Commentary: Last week I wrote a short piece on lower oil prices becoming a management challenge for airline C suites, and their employees. My focus was really on labor – management relations, cost control, and how the discipline of higher energy prices is at risk for being lost. Since that time, a handful of articles have touched on similar topics with a focus on system capacity as well as airline pricing habits. During a recent airline conference call on earnings, a pesky Wall Street analyst challenged management on capacity discipline. Said analyst then got his hind quarters politely handed to him, depending on your perspective.

The gist of the analyst’s question was whether or not management was paying enough attention to capacity discipline when making new route decisions. The airline’s managers seemed to be pretty sure that they are, and I don’t have any reason to doubt it. The hidden danger here is that when you become so wonderful and so profitable you can be lulled into a false sense of security….or would that be, superiority?

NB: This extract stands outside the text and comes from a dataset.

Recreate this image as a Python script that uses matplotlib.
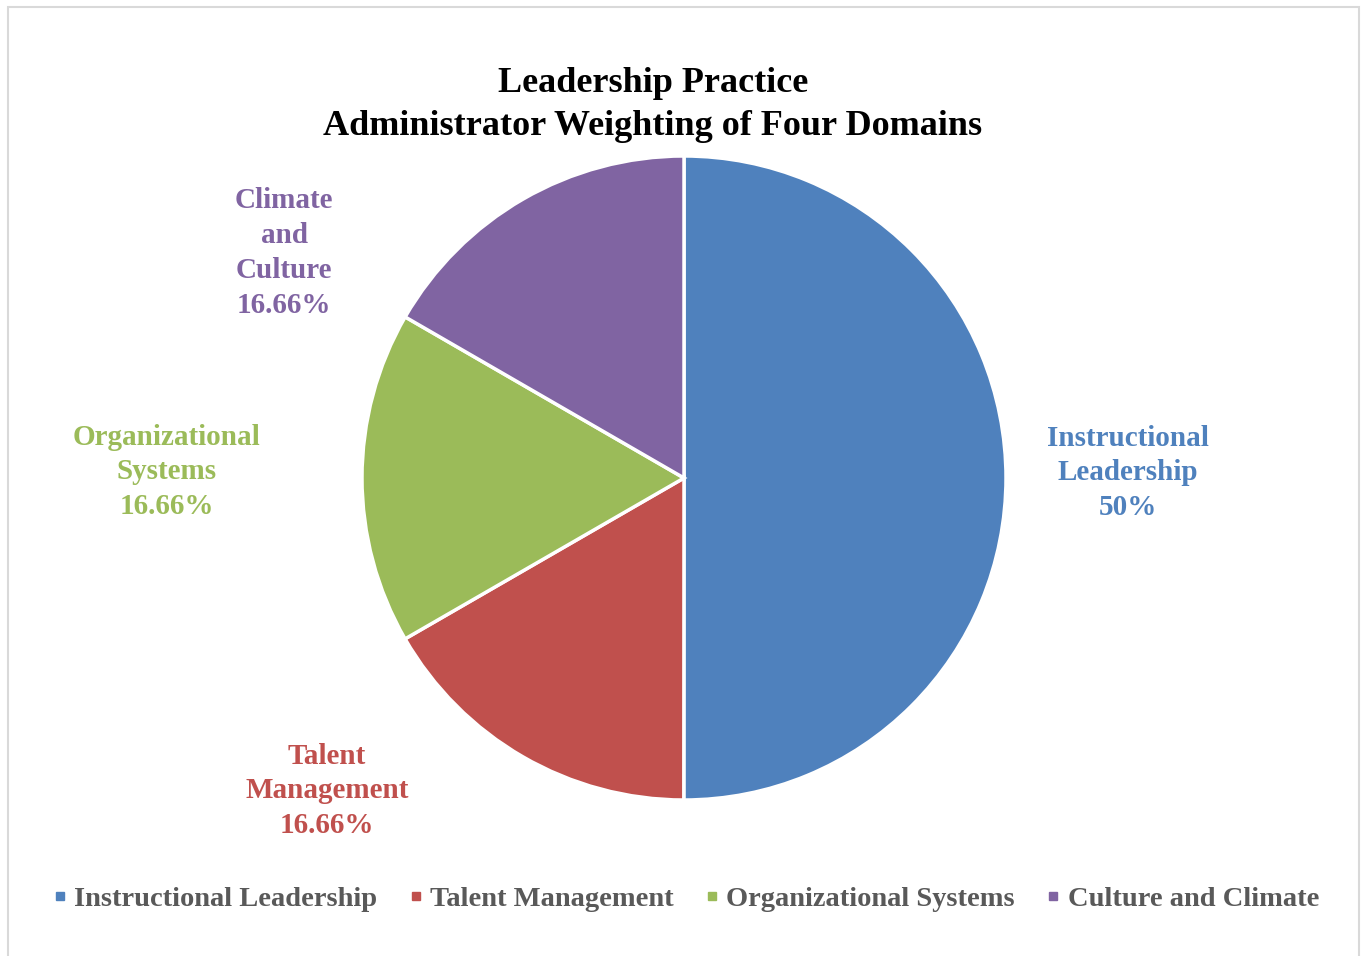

A lot of interesting little things have happened in the airline industry over the last few weeks that bear watching, none more so than right here in my now hometown. Granted, each of these developments has some merit in the marketplace, and it will be interesting to see how things unfold. Cheaper oil, assuming it sticks for any substantial period of time, may become a catalyst for other changes in the airline industry, only time will tell. One thing is certain, the airline industry attracts its fair share of characters and egos, even if they are better at counting money than they used to be. My advice to airline managers and their co-workers – keep your eye on the ball, and be leery of your own BS.